Saturday, November 22, 2003

Don't Come Around Here No More

I read through so many theological web sites and realize that I know so little, and I have so little inspiration for knowing much in this particular area. Sometimes it gets a bit overwhelming.

After all, when I am sitting in a sushi restaurant, listening to Nora Jones on the Muzak (and that right there is a spiritual mystery all its own - why a Japanese restaurant would pipe in jazz/blues, etc.), how does my comprehension of the hypostatic union help me be a better person?

I am fully aware of the fact that somewhere in time, somebody stood up and said, "Jesus could not be fully God and man. He had to be half and half. Or something." There is a necessity in squashing that reasoning. So we squash it and go on. In my world, we do not sit and look at the squashed bug, and try to figure out how the thing got to where we were, and what chemicals are resident in the little guy's eyeballs that we might be able to extract and use in a wholesome manner. Instead, we squash the bug. Every time. With the same prejudice.

There is also something to be said for knowing enough to be able to recognize heresy and call it what it is. But lest we forget our less than fully regenerate selves and elevate our minds and hearts to full deity status, we must acknowledge that we all carry around a heretic inside us who is screaming, "God is not who He said He is!" The problem is that if we grab this inidividual by the neck, tie him to a stake and burn him, we will also be consumed.

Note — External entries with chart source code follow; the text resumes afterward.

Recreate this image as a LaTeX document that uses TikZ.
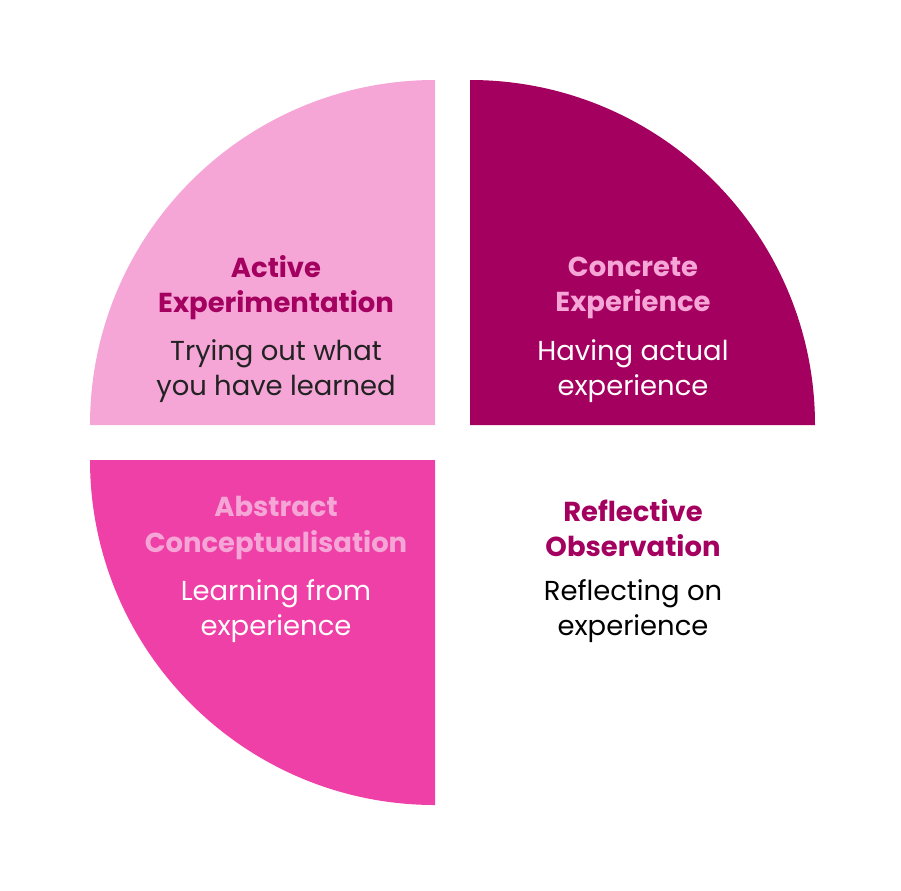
\documentclass[tikz,border=0pt]{standalone}
\usepackage{fontspec}
\setmainfont{Poppins}
\definecolor{darkmag}{HTML}{A4005F}
\definecolor{lightpink}{HTML}{F5A6D7}
\definecolor{midpink}{HTML}{EE40A7}
\definecolor{darktext}{HTML}{222222}
\tikzset{
  quarter/.style={draw=none},
  title/.style={font=\fontsize{19.5}{25}\selectfont\bfseries, align=center},
  desc/.style={font=\fontsize{19.5}{25}\selectfont, align=center}
}
\begin{document}
\begin{tikzpicture}[x=0.025cm, y=-0.025cm]
\useasboundingbox (0,0) rectangle (901,890);

% quarter discs
\fill[lightpink, quarter] (435,425) -- (90,425) arc[start angle=180, end angle=270, radius=345] -- cycle;
\fill[darkmag, quarter] (470,425) -- (470,80) arc[start angle=270, end angle=360, radius=345] -- cycle;
\fill[midpink, quarter] (435,460) -- (435,805) arc[start angle=90, end angle=180, radius=345] -- cycle;

% active experimentation
\node[title, text=darkmag] at (276,288) (aetitle) {Active\\Experimentation};
\node[desc, text=darktext] at (276,371) (aedesc) {Trying out what\\you have learned};

% concrete experience
\node[title, text=lightpink] at (633,288) (cetitle) {Concrete\\Experience};
\node[desc, text=white] at (633,371) (cedesc) {Having actual\\experience};

% abstract conceptualisation
\node[title, text=lightpink] at (276,528) (actitle) {Abstract\\Conceptualisation};
\node[desc, text=white] at (276,611) (acdesc) {Learning from\\experience};

% reflective observation
\node[title, text=darkmag] at (633,528) (rotitle) {Reflective\\Observation};
\node[desc, text=black] at (633,611) (rodesc) {Reflecting on\\experience};

\end{tikzpicture}
\end{document}
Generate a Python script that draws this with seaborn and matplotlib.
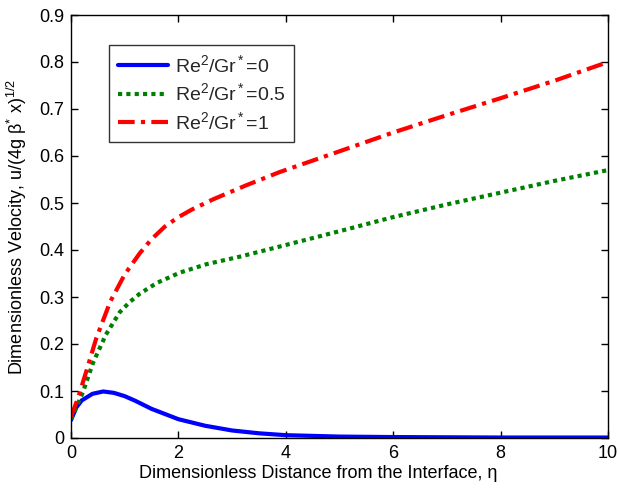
import matplotlib
matplotlib.use("Agg")
import matplotlib.pyplot as plt
import seaborn as sns
import numpy as np

sns.set_theme(style="white")
plt.rcParams['font.family'] = ['Liberation Sans', 'DejaVu Sans']
plt.rcParams['mathtext.fontset'] = 'custom'
plt.rcParams['mathtext.rm'] = 'Liberation Sans'
plt.rcParams['mathtext.it'] = 'Liberation Sans'

x_blue = [0, 0.1, 0.2, 0.4, 0.6, 0.8, 1.0, 1.2, 1.5, 2.0, 2.5, 3.0, 3.5, 4.0, 5.0, 6.0, 8.0, 10.0]
y_blue = [0.038, 0.065, 0.08, 0.094, 0.099, 0.096, 0.089, 0.079, 0.062, 0.04, 0.026, 0.016, 0.01, 0.006, 0.003, 0.002, 0.001, 0.001]

x_green = [0, 0.22, 0.41, 0.65, 0.91, 1.1, 1.28, 1.6, 2.03, 2.53, 3.15, 3.84, 5.0, 6.0, 7.0, 8.0, 9.0, 10.0]
y_green = [0.04, 0.097, 0.16, 0.22, 0.268, 0.29, 0.307, 0.33, 0.352, 0.37, 0.386, 0.406, 0.44, 0.47, 0.497, 0.522, 0.547, 0.57]

x_red = [0, 0.13, 0.28, 0.47, 0.73, 1.0, 1.28, 1.5, 1.75, 2.0, 2.25, 2.65, 3.27, 3.89, 5.0, 6.0, 7.0, 8.0, 9.0, 10.0]
y_red = [0.045, 0.085, 0.14, 0.212, 0.29, 0.348, 0.393, 0.423, 0.45, 0.47, 0.486, 0.508, 0.538, 0.566, 0.61, 0.65, 0.687, 0.723, 0.76, 0.80]

labels = [r'Re$^2$/Gr$^*$=0', r'Re$^2$/Gr$^*$=0.5', r'Re$^2$/Gr$^*$=1']

fig = plt.figure(figsize=(6.2, 4.92), dpi=100)
ax = fig.add_axes([71/620, 54/492, 537/620, 423/492])

sns.lineplot(x=x_blue, y=y_blue, ax=ax, color='#0000ff', lw=3, label=labels[0], estimator=None, sort=False)
sns.lineplot(x=x_green, y=y_green, ax=ax, color='#008000', lw=3, label=labels[1], estimator=None, sort=False)
sns.lineplot(x=x_red, y=y_red, ax=ax, color='#ff0000', lw=3, label=labels[2], estimator=None, sort=False)
ax.lines[1].set_linestyle((0, (1, 1)))
ax.lines[2].set_linestyle((0, (4, 1.5, 1, 1.5)))

ax.set_xlim(0, 10)
ax.set_ylim(0, 0.9)
ax.set_xticks([0, 2, 4, 6, 8, 10])
ax.set_yticks(np.arange(0, 0.91, 0.1))
ax.set_yticklabels(['0', '0.1', '0.2', '0.3', '0.4', '0.5', '0.6', '0.7', '0.8', '0.9'])
ax.tick_params(direction='in', length=5, width=1, labelsize=13, color='black', top=True, right=True,
               bottom=True, left=True, labelcolor='black', pad=5)
for s in ax.spines.values():
    s.set_color('black')
    s.set_linewidth(1)

ax.set_xlabel('Dimensionless Distance from the Interface, η', fontsize=13, color='black')
ax.set_ylabel(r'Dimensionless Velocity, u/(4g β$^{*}$ x)$^{1/2}$', fontsize=13, color='black')
ax.xaxis.set_label_coords(0.46, -0.065)
ax.yaxis.set_label_coords(-0.078, 0.5)

leg = ax.legend(loc='upper left', bbox_to_anchor=(0.0708, 0.929), borderaxespad=0, fontsize=14,
                frameon=True, fancybox=False, handlelength=2.6, handletextpad=0.35,
                borderpad=0.45, labelspacing=0.35)
leg.get_frame().set_edgecolor('black')
leg.get_frame().set_linewidth(1)

fig.savefig('out.png', dpi=100)
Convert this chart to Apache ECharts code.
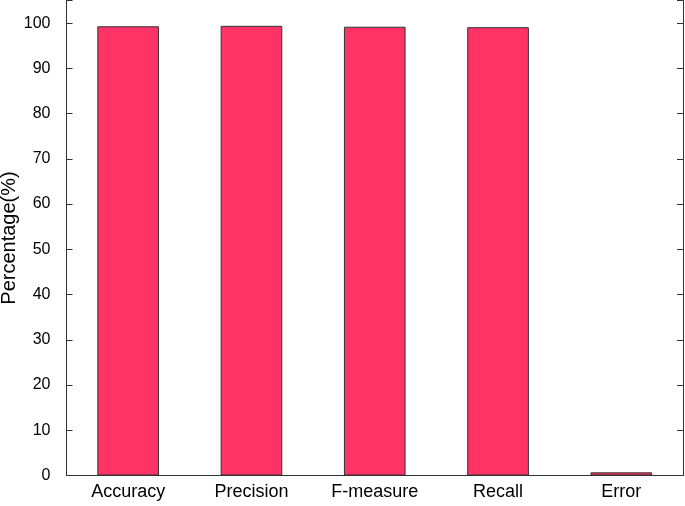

So instead we whack him on the head every time we hear him taking a breath. We vigilantly stand guard over this captive nature, and trust that we will remain vigilant enough to keep him from rearing his ugly head. Invariably, we will fall asleep on guard duty, he will slip away from us, and we will find him standing on the street corners of our psyche screaming obscenities and blasphemies with great fervor. And we will stop to listen.

Theology is the study of God. It is the investigation of our Creator, who is not a Name-less spirit or an incongruous collection of concepts. We must study God the way we study our spouses and our most intimate friends. We must know Him and we must be willing to be known.

Too often, this study becomes academic. It embraces the Greek compartmentalizations (God is this. God is that. God is not this. God will do this. God won't do this.) and shuns the Eastern thoughts of the Hebrews (God IS.). And in our scientific, empirical study of God, we forget that everything we do has an effect on Him.

Why does a man believe in the omniscience of God except that he may know that God is interested in every detail of his life? How does predestination help us? It gives us the awareness that we don't love God because we are great and wonderful. In that concept, we are reminded that the only reason we love God is because He loved us enough to give us the ability to love Him.

To whom much is given, much is required. Those who live their lives with their noses buried in Calvin's Institutes or some First Century equivalent should be lifting their eyes to the hills periodically to remember where their help comes from. The religion that God sees as pure and faultless only involves a MDiv when the guy who earned the degree is helping widows and orphans.

So what's the point of all this? The point is that the heretic within us needs to be introduced to the transforming power of God. Once he encounters the Spirit that is at work in us, he will be less brash, and more likely to resort to slinking through the dark alleys and dens of iniquity in our hearts which still host whispered blasphemies. One day, he will be truly dead, and we will rejoice.